LFC 700 – A PROVOCAÇÃO EM ESTADO SÓLIDO
E depois há a LFC 700, a moto que parece saída de um estúdio de ficção científica e não de uma linha de montagem. Tudo nela é excesso, mas de um excesso pensado. O motor é um quatro cilindros em linha de 677 cc, 16 válvulas, refrigeração líquida, capaz de debitar cerca de 84 cv às 11 000 rpm, e um binário próximo dos 61 Nm às 8 600 rpm. A caixa é de seis velocidades, com embraiagem assistida e deslizante, e a transmissão final é feita por corrente.
Com quase 290 quilos em ordem de marcha, a LFC 700 impõe respeito. O pneu traseiro de 310 mm — sim, 310 — é uma das suas marcas registadas, conferindo-lhe uma estética única e uma pegada imensa, digna de uma dragster. À frente, uma forquilha KYB invertida ajustável, atrás um amortecedor KYB ajustável, ambos de bom nível e com afinação firme, contribuem para uma estabilidade irrepreensível em reta e um comportamento previsível em curva.

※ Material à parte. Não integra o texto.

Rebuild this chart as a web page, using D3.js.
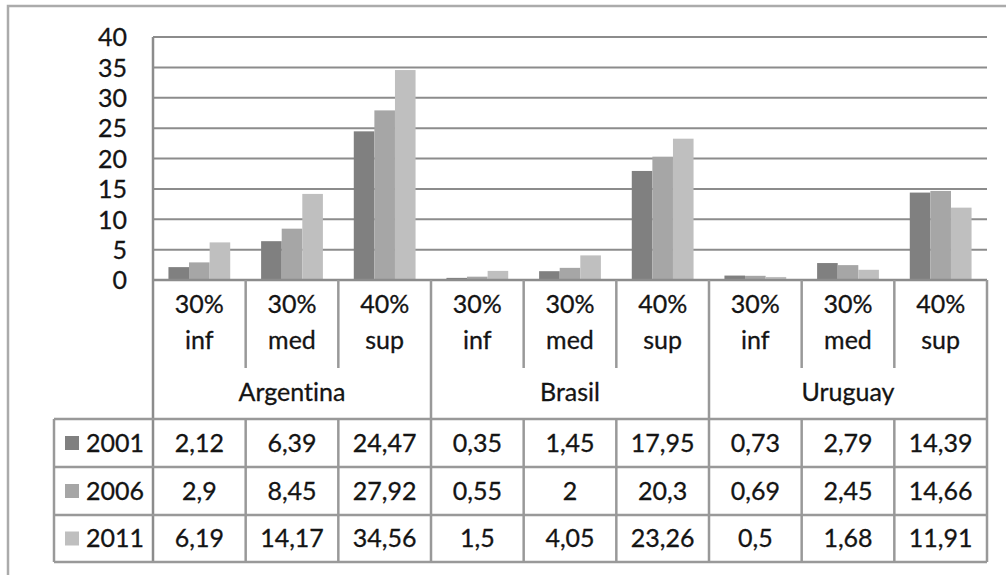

A posição de condução é baixa, mas menos radical do que se poderia imaginar; o banco situa-se a cerca de 700 mm do solo, o que ajuda à manobrabilidade a baixa velocidade. E, quando o motor desperta, o som metálico dos quatro cilindros em linha anuncia outra dimensão de prazer. A LFC 700 não é uma cruiser tradicional — é uma afirmação estética e técnica. Desafia convenções, exige respeito e recompensa com uma experiência sensorial rara. É exótica, provocadora e, talvez, destinada a tornar-se peça de coleção.
TRÊS MOTOS, UMA NOVA VOZ NA ESTRADA
Três motos, três linguagens e uma só mensagem: a Benda veio para ser levada a sério. A Napoleonbob 500 encarna o lado visceral e estético do motociclismo; a Chinchilla 500 oferece uma interpretação mais civilizada e elegante; e a LFC 700 é a prova viva de que a audácia ainda tem lugar no design contemporâneo.
O grupo Multimoto merece um aplauso pela coragem de trazer esta marca para Portugal — por acreditar que o mercado nacional tem espaço para propostas diferentes, arrojadas e emocionalmente intensas. A Benda chega com estilo, com músculo e com alma. Que estas três máquinas encontrem estrada, quilómetros e histórias. E que marquem o início de um capítulo novo e entusiasmante na cultura motociclística portuguesa. Bem-vinda, Benda. Que o futuro soe rouco — como gostamos.